To address dFOXO-dependent transcriptomic changes associated with the physiological differences in Selected and Control populations, and their interaction with microbiota, we used transcriptome sequencing (RNA-seq). We obtained gene expression profiles of whole late-third-instar larvae, raised on the poor diet either under the GF condition or in monoassociation with the Acetobacter sp. isolated from our populations. We found 1,377 genes to be differentially expressed between Selected and Control lines at a 5% false discovery rate (FDR) and 8,729 differentially expressed between GF and Acetobacter-colonized larvae (Fig. 5B). Furthermore, 333 genes showed an interaction between evolutionary regime and colonization status, implying that the effect of bacteria on their expression differed between Control and Selected populations.
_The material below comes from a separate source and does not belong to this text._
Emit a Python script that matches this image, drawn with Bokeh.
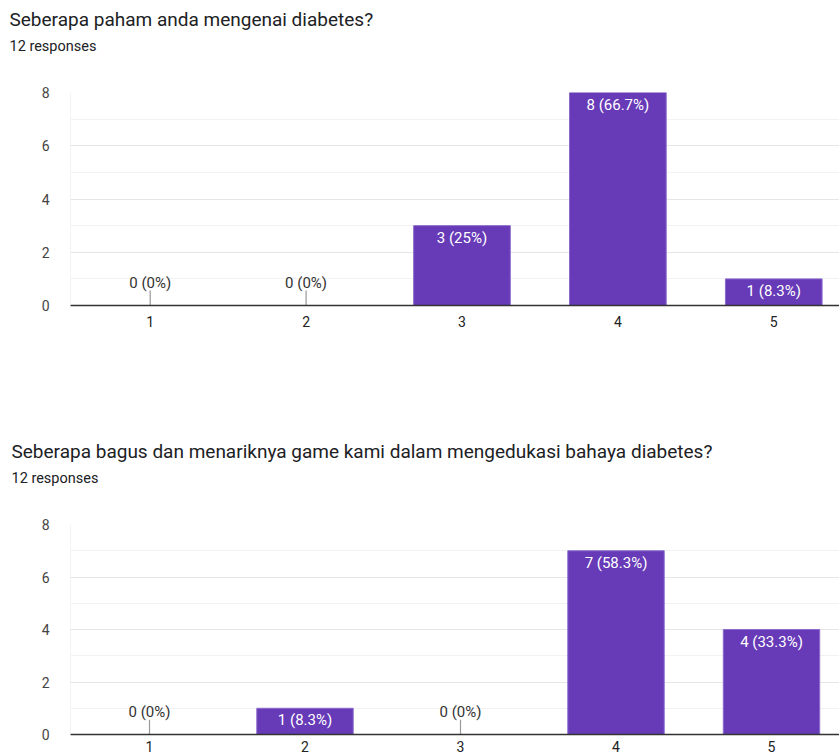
from bokeh.plotting import figure
from bokeh.layouts import column
from bokeh.models import Title, FixedTicker, Span, ColumnDataSource
from bokeh.core.properties import value
from bokeh.embed import file_html
from bokeh.resources import INLINE

categories = [1, 2, 3, 4, 5]
tick_labels = ["1", "2", "3", "4", "5"]
q1_title = "Seberapa paham anda mengenai diabetes?"
q1_counts = [0, 0, 3, 8, 1]
q2_title = "Seberapa bagus dan menariknya game kami dalam mengedukasi bahaya diabetes?"
q2_counts = [0, 1, 0, 7, 4]
responses = 12
y_ticks = [0, 2, 4, 6, 8]
y_minor = [1, 3, 5, 7]

PURPLE = "#673ab7"
FONT = "Roboto"


def fmt(c, total):
    pct = round(c * 100 / total, 1)
    s = f"{pct:.1f}".rstrip("0").rstrip(".")
    return f"{c} ({s}%)"


def make_chart(title, counts, height, x_start, x_end, border_left, border_bottom,
               title_offset, main_standoff, sub_standoff, gap_standoff, axis_standoff):
    p = figure(width=839, height=height, x_range=(x_start, x_end), y_range=(0, 8),
               output_backend="svg", toolbar_location=None,
               min_border_left=border_left, min_border_right=0,
               min_border_top=0, min_border_bottom=border_bottom,
               background_fill_color="white", border_fill_color="white")
    p.outline_line_color = None

    p.title.text = title
    p.title.text_font = FONT
    p.title.text_font_size = "19px"
    p.title.text_font_style = "normal"
    p.title.text_color = "#202124"
    p.title.align = "left"
    p.title.offset = title_offset
    p.title.standoff = main_standoff
    # spacer nearest the frame, then the subtitle
    gap = Title(text=" ", text_font=FONT, text_font_size="1px", align="left",
                standoff=gap_standoff)
    p.add_layout(gap, "above")
    sub = Title(text=f"{responses} responses", text_font=FONT, text_font_size="14.5px",
                text_font_style="normal", text_color="#202124", align="left",
                offset=title_offset, standoff=sub_standoff)
    p.add_layout(sub, "above")

    # grids
    p.xgrid.grid_line_color = None
    ticker = FixedTicker(ticks=y_ticks, minor_ticks=y_minor)
    p.yaxis.ticker = ticker
    p.ygrid.ticker = ticker
    p.ygrid.grid_line_color = "#e6e6e6"
    p.ygrid.minor_grid_line_color = "#f2f2f2"

    # left frame edge
    p.add_layout(Span(location=x_start, dimension="height", line_color="#e6e6e6", line_width=1))

    # axes
    p.yaxis.axis_line_color = None
    p.yaxis.major_tick_line_color = None
    p.yaxis.minor_tick_line_color = None
    p.yaxis.major_label_text_font = FONT
    p.yaxis.major_label_text_font_size = "14px"
    p.yaxis.major_label_text_color = "#444444"
    p.yaxis.major_label_standoff = 15

    p.xaxis.ticker = FixedTicker(ticks=categories)
    p.xaxis.major_label_overrides = {c: t for c, t in zip(categories, tick_labels)}
    p.xaxis.axis_line_color = "#333333"
    p.xaxis.axis_line_width = 1.5
    p.xaxis.major_tick_line_color = None
    p.xaxis.minor_tick_line_color = None
    p.xaxis.major_label_text_font = FONT
    p.xaxis.major_label_text_font_size = "14px"
    p.xaxis.major_label_text_color = "#222222"
    p.xaxis.major_label_standoff = axis_standoff

    labels = [fmt(c, responses) for c in counts]
    bars = ColumnDataSource(dict(x=[c for c, v in zip(categories, counts) if v > 0],
                                 top=[v for v in counts if v > 0],
                                 label=[l for l, v in zip(labels, counts) if v > 0]))
    zeros = ColumnDataSource(dict(x=[c for c, v in zip(categories, counts) if v == 0],
                                  y=[v for v in counts if v == 0],
                                  stub=[0.56 for v in counts if v == 0],
                                  label=[l for l, v in zip(labels, counts) if v == 0]))

    p.vbar(x="x", top="top", bottom=0, width=0.62, source=bars,
           fill_color=PURPLE, line_color="#8c6bcc", line_width=1)
    p.text(x="x", y="top", text="label", source=bars, text_color="white",
           text_font=value(FONT), text_font_size="15px", text_align="center",
           text_baseline="top", y_offset=3)

    p.segment(x0="x", y0="y", x1="x", y1="stub", source=zeros,
              line_color="#999999", line_width=1.2)
    p.text(x="x", y="stub", text="label", source=zeros, text_color="#333333",
           text_font=value(FONT), text_font_size="15px", text_align="center",
           text_baseline="bottom", y_offset=1)
    return p


p1 = make_chart(q1_title, q1_counts, height=432,
                x_start=1 - 80 / 156.5, x_end=1 + (839 - 147) / 156.5,
                border_left=67, border_bottom=127,
                title_offset=-61, main_standoff=10, sub_standoff=0, gap_standoff=35,
                axis_standoff=4)
p2 = make_chart(q2_title, q2_counts, height=322,
                x_start=1 - 79 / 155.5, x_end=1 + (839 - 149) / 155.5,
                border_left=70, border_bottom=18,
                title_offset=-59, main_standoff=10, sub_standoff=0, gap_standoff=35,
                axis_standoff=0)

layout = column(p1, p2, spacing=0)
open("out.html", "w").write(file_html(layout, INLINE))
As the first finding supporting the involvement of dFOXO, RNA-seq revealed that the dFOXO gene itself is differentially expressed between Selected and Control populations (Fig. 5C). In its active form, dFOXO translocates to the nucleus to initiate a transcriptional response to nutrient shortage. Thus, increased levels of dFOXO should be associated with a more pronounced response to nutrient shortage. This is consistent with the higher expression of dFOXO in GF than in Acetobacter-colonized larvae, as well as in Control than Selected populations, given that the latter are less sensitive to nutrient shortage.
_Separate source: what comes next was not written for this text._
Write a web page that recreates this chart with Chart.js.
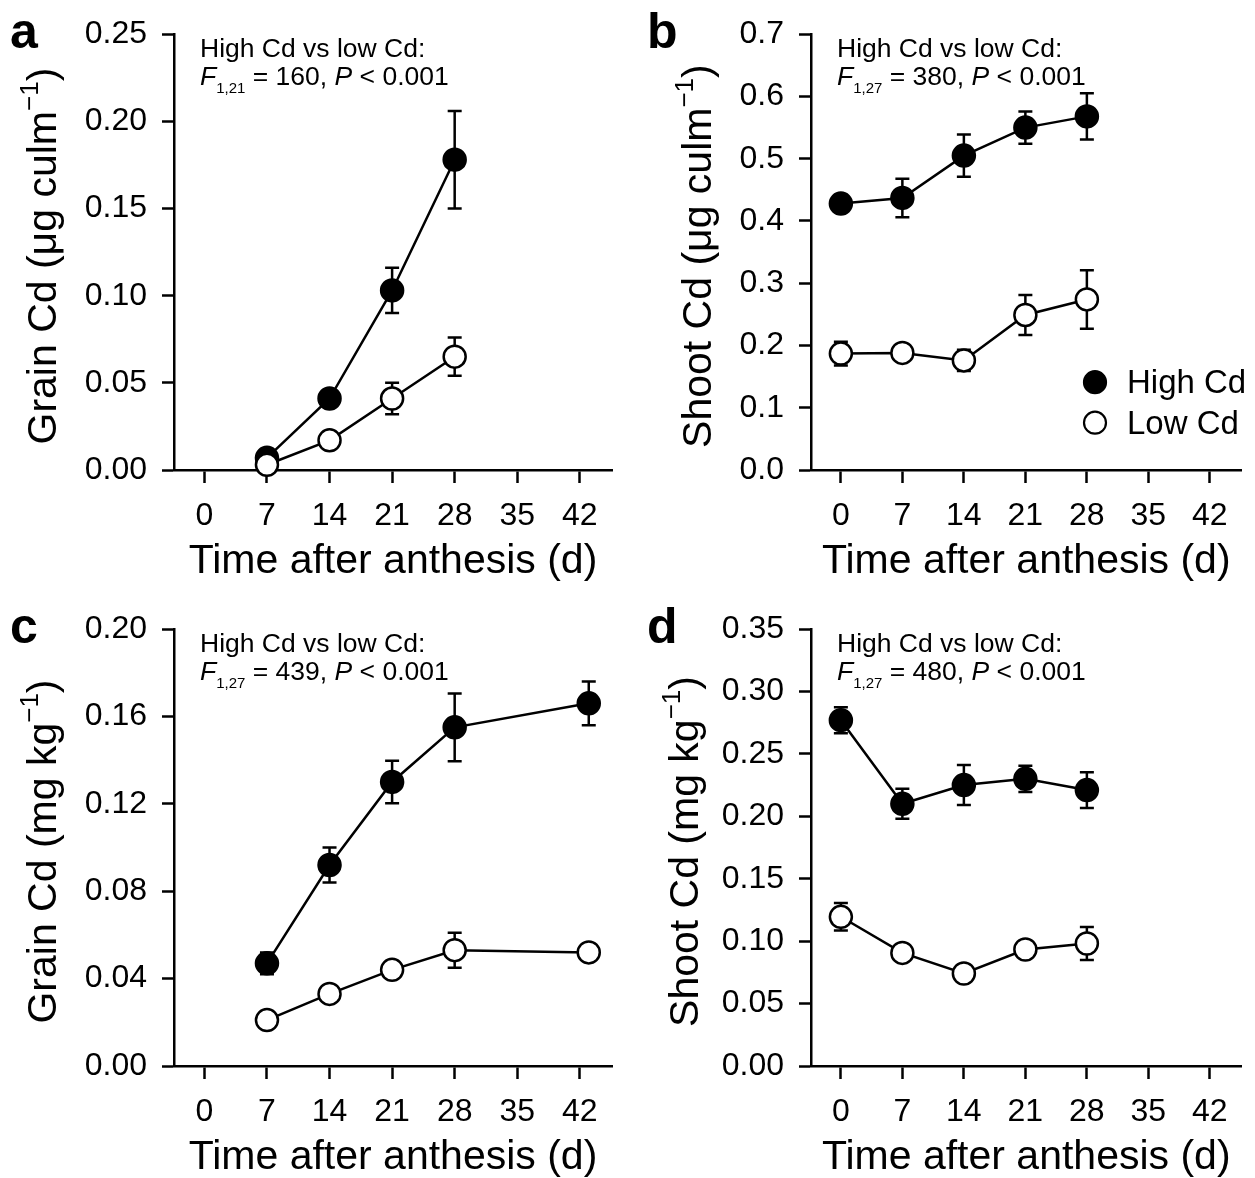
<!DOCTYPE html>
<html>
<head>
<meta charset="utf-8">
<script src="https://cdn.jsdelivr.net/npm/chart.js@4.4.1/dist/chart.umd.min.js"></script>
<style>
  html, body { margin: 0; padding: 0; background: #fff; }
  body { width: 1255px; height: 1178px; position: relative; overflow: hidden; }
  canvas { position: absolute; }
</style>
</head>
<body>
<canvas id="pa" width="630" height="590" style="left:0;top:0"></canvas>
<canvas id="pb" width="625" height="590" style="left:630px;top:0"></canvas>
<canvas id="pc" width="630" height="588" style="left:0;top:590px"></canvas>
<canvas id="pd" width="625" height="588" style="left:630px;top:590px"></canvas>
<script>
"use strict";

const FONT = "'Liberation Sans', Arial, Helvetica, sans-serif";

// ---- data ----
const dayTicks = [0, 7, 14, 21, 28, 35, 42];

// a: grain Cd per culm
const grainCulmDays = [7, 14, 21, 28];
const grainCulmHigh = [0.007, 0.041, 0.103, 0.178];
const grainCulmHighErr = [0.002, 0.004, 0.013, 0.028];
const grainCulmLow = [0.003, 0.017, 0.041, 0.065];
const grainCulmLowErr = [0.001, 0.003, 0.009, 0.011];
const grainCulmTicks = [0, 0.05, 0.10, 0.15, 0.20, 0.25];

// b: shoot Cd per culm
const shootCulmDays = [0, 7, 14, 21, 28];
const shootCulmHigh = [0.428, 0.437, 0.505, 0.550, 0.568];
const shootCulmHighErr = [0.008, 0.031, 0.034, 0.026, 0.037];
const shootCulmLow = [0.187, 0.188, 0.176, 0.249, 0.274];
const shootCulmLowErr = [0.019, 0.010, 0.017, 0.032, 0.047];
const shootCulmTicks = [0, 0.1, 0.2, 0.3, 0.4, 0.5, 0.6, 0.7];

// c: grain Cd concentration
const grainConcDays = [7, 14, 21, 28, 43];
const grainConcHigh = [0.047, 0.092, 0.130, 0.155, 0.166];
const grainConcHighErr = [0.005, 0.008, 0.0097, 0.0155, 0.010];
const grainConcLow = [0.021, 0.033, 0.044, 0.053, 0.052];
const grainConcLowErr = [0.002, 0.003, 0.003, 0.008, 0.003];
const grainConcTicks = [0, 0.04, 0.08, 0.12, 0.16, 0.20];

// d: shoot Cd concentration
const shootConcDays = [0, 7, 14, 21, 28];
const shootConcHigh = [0.277, 0.210, 0.225, 0.230, 0.221];
const shootConcHighErr = [0.0104, 0.012, 0.016, 0.0105, 0.0143];
const shootConcLow = [0.1195, 0.0906, 0.0741, 0.0933, 0.0981];
const shootConcLowErr = [0.011, 0.004, 0.004, 0.004, 0.0133];
const shootConcTicks = [0, 0.05, 0.10, 0.15, 0.20, 0.25, 0.30, 0.35];

const X_MIN = -3.4, X_MAX = 45.6;

// ---- helpers ----
function drawRuns(ctx, x, y, parts, center) {
  let w = 0;
  for (const p of parts) { ctx.font = p.font; w += ctx.measureText(p.t).width; }
  let cx = center ? x - w / 2 : x;
  for (const p of parts) {
    ctx.font = p.font;
    ctx.fillText(p.t, cx, y + (p.dy || 0));
    cx += ctx.measureText(p.t).width;
  }
}

function series(label, xs, ys, err, filled) {
  return {
    label, err,
    data: xs.map((x, i) => ({ x, y: ys[i] })),
    borderColor: "#000", borderWidth: 2.5,
    pointRadius: 11, pointHoverRadius: 11, pointBorderWidth: 2.5,
    pointBackgroundColor: filled ? "#000" : "#fff", pointBorderColor: "#000",
    fill: false, tension: 0, clip: false,
    order: filled ? 2 : 1,
  };
}

function makePanel(id, p) {
  const canvas = document.getElementById(id);
  const W = canvas.width, H = canvas.height;
  const a = p.area;  // wanted chart area in canvas px
  const yt = p.yTicks;

  const decor = {
    id: "decor",
    beforeDatasetsDraw(chart) {
      const { ctx, scales: { x, y } } = chart;
      ctx.save();
      ctx.strokeStyle = "#000"; ctx.lineWidth = 2.5;
      chart.data.datasets.forEach((ds) => {
        ds.data.forEach((pt, i) => {
          const e = ds.err[i];
          if (!e) return;
          const px = x.getPixelForValue(pt.x);
          const t = y.getPixelForValue(pt.y + e), b = y.getPixelForValue(pt.y - e);
          ctx.beginPath();
          ctx.moveTo(px, t); ctx.lineTo(px, b);
          ctx.moveTo(px - 7, t); ctx.lineTo(px + 7, t);
          ctx.moveTo(px - 7, b); ctx.lineTo(px + 7, b);
          ctx.stroke();
        });
      });
      ctx.restore();
    },
    afterDraw(chart) {
      const { ctx, chartArea: ca } = chart;
      ctx.save();
      ctx.fillStyle = "#000";
      ctx.textBaseline = "alphabetic";
      ctx.textAlign = "left";

      // panel letter
      ctx.font = "bold 50px " + FONT;
      ctx.fillText(p.letter, ca.left - 164, ca.top + 14);

      // y title with superscript, rotated
      ctx.save();
      ctx.translate(ca.left - p.yTitleOff, (ca.top + ca.bottom) / 2 + 4);
      ctx.rotate(-Math.PI / 2);
      drawRuns(ctx, 0, 0, [
        { t: p.yTitle, font: "41px " + FONT },
        { t: "\u22121", font: "26px " + FONT, dy: -18 },
        { t: ")", font: "41px " + FONT },
      ], true);
      ctx.restore();

      // statistics note
      const sx = ca.left + 26;
      ctx.font = "26.5px " + FONT;
      ctx.fillText("High Cd vs low Cd:", sx, ca.top + 23);
      drawRuns(ctx, sx, ca.top + 51, [
        { t: "F", font: "italic 26.5px " + FONT },
        { t: p.df, font: "15px " + FONT, dy: 8 },
        { t: " = " + p.fval + ", ", font: "26.5px " + FONT },
        { t: "P", font: "italic 26.5px " + FONT },
        { t: " < 0.001", font: "26.5px " + FONT },
      ], false);

      // legend
      if (p.legend) {
        const lx = ca.left + 284;
        const rows = [["High Cd", "#000", 348], ["Low Cd", "#fff", 388.5]];
        for (const [txt, fillC, dy] of rows) {
          ctx.beginPath();
          ctx.arc(lx, ca.top + dy, 11, 0, Math.PI * 2);
          ctx.fillStyle = fillC; ctx.fill();
          ctx.lineWidth = 2.2; ctx.strokeStyle = "#000"; ctx.stroke();
          ctx.fillStyle = "#000";
          ctx.font = "33px " + FONT;
          ctx.fillText(txt, ca.left + 316, ca.top + dy + 11);
        }
      }
      ctx.restore();
    },
  };

  const titleBottomPad = H - (a.bottom + 92) - 20.5;

  return new Chart(canvas, {
    type: "line",
    data: {
      datasets: [
        series("High Cd", p.days, p.high, p.highErr, true),
        series("Low Cd", p.days, p.low, p.lowErr, false),
      ],
    },
    options: {
      responsive: false, animation: false, devicePixelRatio: 1,
      events: [],
      layout: { padding: { left: 0, top: a.top, right: W - a.right, bottom: 0 } },
      plugins: { legend: { display: false }, tooltip: { enabled: false } },
      scales: {
        x: {
          type: "linear", min: X_MIN, max: X_MAX,
          afterBuildTicks: (s) => { s.ticks = dayTicks.map((v) => ({ value: v })); },
          afterFit: (s) => { s.height = H - a.bottom; },
          ticks: {
            autoSkip: false, maxRotation: 0, padding: 14, color: "#000",
            font: { family: FONT, size: 32 }, callback: (v) => String(v),
          },
          grid: { drawOnChartArea: false, drawTicks: true, tickLength: 13, tickWidth: 2.5, tickColor: "#000" },
          border: { display: true, color: "#000", width: 2.5 },
          title: {
            display: true, text: "Time after anthesis (d)", color: "#000",
            font: { family: FONT, size: 41, lineHeight: 1 },
            padding: { top: 0, bottom: titleBottomPad },
          },
        },
        y: {
          type: "linear", min: yt[0], max: yt[yt.length - 1],
          afterBuildTicks: (s) => { s.ticks = yt.map((v) => ({ value: v })); },
          afterFit: (s) => { s.width = a.left; },
          ticks: {
            autoSkip: false, padding: 15, color: "#000",
            font: { family: FONT, size: 32 }, callback: (v) => v.toFixed(p.dec),
          },
          grid: { drawOnChartArea: false, drawTicks: true, tickLength: 12, tickWidth: 2.5, tickColor: "#000" },
          border: { display: true, color: "#000", width: 2.5 },
        },
      },
    },
    plugins: [decor],
  });
}

makePanel("pa", {
  area: { left: 174, top: 33, right: 612, bottom: 470 },
  letter: "a", yTitle: "Grain Cd (\u03bcg culm", yTitleOff: 118,
  df: "1,21", fval: "160",
  days: grainCulmDays, high: grainCulmHigh, highErr: grainCulmHighErr,
  low: grainCulmLow, lowErr: grainCulmLowErr, yTicks: grainCulmTicks, dec: 2,
});

makePanel("pb", {
  area: { left: 181, top: 33, right: 617, bottom: 470 },
  letter: "b", yTitle: "Shoot Cd (\u03bcg culm", yTitleOff: 100,
  df: "1,27", fval: "380", legend: true,
  days: shootCulmDays, high: shootCulmHigh, highErr: shootCulmHighErr,
  low: shootCulmLow, lowErr: shootCulmLowErr, yTicks: shootCulmTicks, dec: 1,
});

makePanel("pc", {
  area: { left: 174, top: 39, right: 612, bottom: 476 },
  letter: "c", yTitle: "Grain Cd (mg kg", yTitleOff: 118,
  df: "1,27", fval: "439",
  days: grainConcDays, high: grainConcHigh, highErr: grainConcHighErr,
  low: grainConcLow, lowErr: grainConcLowErr, yTicks: grainConcTicks, dec: 2,
});

makePanel("pd", {
  area: { left: 181, top: 39, right: 617, bottom: 476 },
  letter: "d", yTitle: "Shoot Cd (mg kg", yTitleOff: 113,
  df: "1,27", fval: "480",
  days: shootConcDays, high: shootConcHigh, highErr: shootConcHighErr,
  low: shootConcLow, lowErr: shootConcLowErr, yTicks: shootConcTicks, dec: 2,
});
</script>
</body>
</html>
We also found that many genes known to be regulated by dFOXO were differentially expressed in response to Acetobacter colonization as well as between Selected and Control populations. We used a conservative candidate target list of 140 genes that were both found to be in the vicinity of dFOXO binding sites and shown to be dFOXO dependent at least in one tissue (adipose tissue or body wall) (18). Of those, 132 were present in our RNA-seq data set (eight were filtered out due to low expression levels). One hundred five of them were differentially expressed between Acetobacter-colonized and GF larvae at a 5% FDR (Fig. 5B). Furthermore, with 39 of these 132 genes significantly different under a 5% FDR, they were highly overrepresented among genes differentially expressed between Selected and Control populations (Fisher’s exact test, P < 0.0001); almost half (63 out of 132) were significantly different under the nominal (uncorrected) P value of <0.05 (Table S6). Importantly, of the 33 dFOXO targets significantly affected by both colonization and evolutionary regime (Fig. 5B), 31 show the same direction of change between GF and colonized states as between Control and Selected populations (Table S6). Some of these genes are involved in energy and lipid metabolism (e.g., pdgy [19], CG12262 [20], and CG5009 [21]), whereas others are involved in cell division [l(2)gl (22) and CHES-1-like (23)]. Chd64, which responds differently to Acetobacter colonization between Selected and Control populations, is involved in juvenile hormone-mediated growth regulation (24), and REPTOR is a major transcription factor that controls ~90% of the transcriptional regulation that occurs upon TORC1 inhibition (25) (Fig. 5C). Altogether, these results point to a differential regulation of dFOXO expression and activity in terms of downstream target activation in Selected versus Control larvae, supporting its role in mediating differences that we observe in growth rate in these populations.

We performed Gene Ontology (GO) enrichment analysis to identify the functional categories that were overrepresented among differentially expressed genes. Genes involved in proteolysis were enriched among genes that were differentially expressed between Selected and Control populations, as well as those that showed statistical interaction with the bacterial treatment (Table 1). Other enriched GO terms included mitotic cytokinesis and fatty acid beta-oxidation for both the evolutionary regime effect and Acetobacter colonization and DNA replication for the interaction between these two factors. Association with Acetobacter, irrespective of evolutionary regime, appears to affect a wide range of biological processes from cytoplasmic and mitochondrial translation to tissue morphogenesis, a sign of profound effect on the biology of the host, in accordance with other studies (26, 27).